Resonance-enhanced Raman spectroscopy for on-line quantitative analyses.

摘要

This report describes a series of studies carried out as part of an effort to develop simple and rugged methods for on-line monitoring based on Raman spectroscopy. A comparison of sensitivity for Raman and infrared measurements shows the Raman approach has a substantial advantage over infrared measurements for direct multicomponent analyses. The infrared results are strongly influenced by the presence of concomitants, even for the simple two component system employed in this study. Various fiber optic probe systems are considered and compared. A bifurcated optical fiber bundle system is developed for exciting and collecting Raman scattering. The criteria for the optical design and the properties of the system are discussed. Raman spectra obtained with this system are much less subject to interference of background emission from silica than single fiber systems that are investigated. Resonance enhanced Raman spectroscopy offers a considerable sensitivity advantage over normal Raman spectroscopy, and the utility of this approach for on-line monitoring is examined.
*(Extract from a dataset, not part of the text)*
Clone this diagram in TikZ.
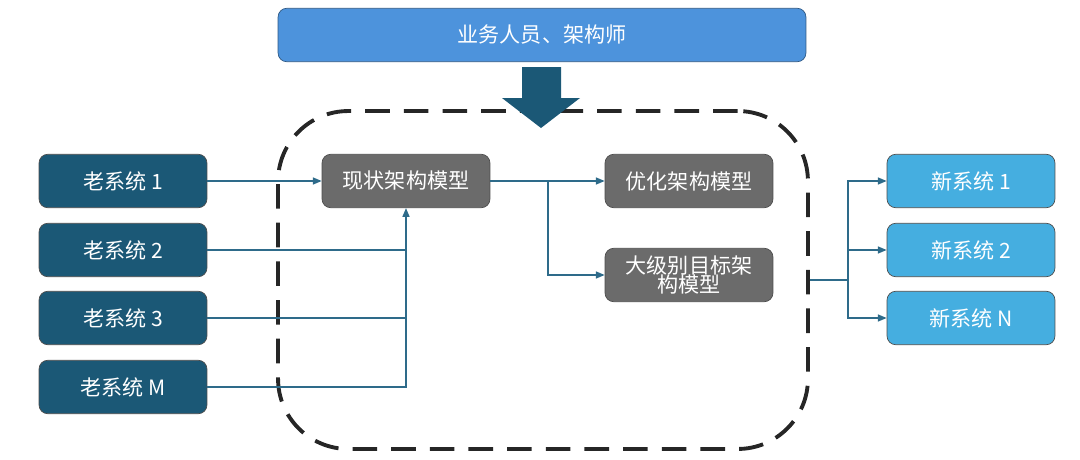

It is a selective and sensitive technique which provides structural information on a molecule, but its utility for quantitative analysis is obscured by sample absorption. A correction method for absorption in resonance Raman measurements for the fiber system is presented. Measurements on solutions of a strongly absorbing azo dye have been used to test the approach. A quantitative continuous flow analysis is demonstrated by coupling the system with a liquid chromatograph. A chromatographically unresolved azo dye mixture is resolved in the spectral dimension. Individual chromatograms are then generated, and the limits of detection for the azo dyes are about 160 ng.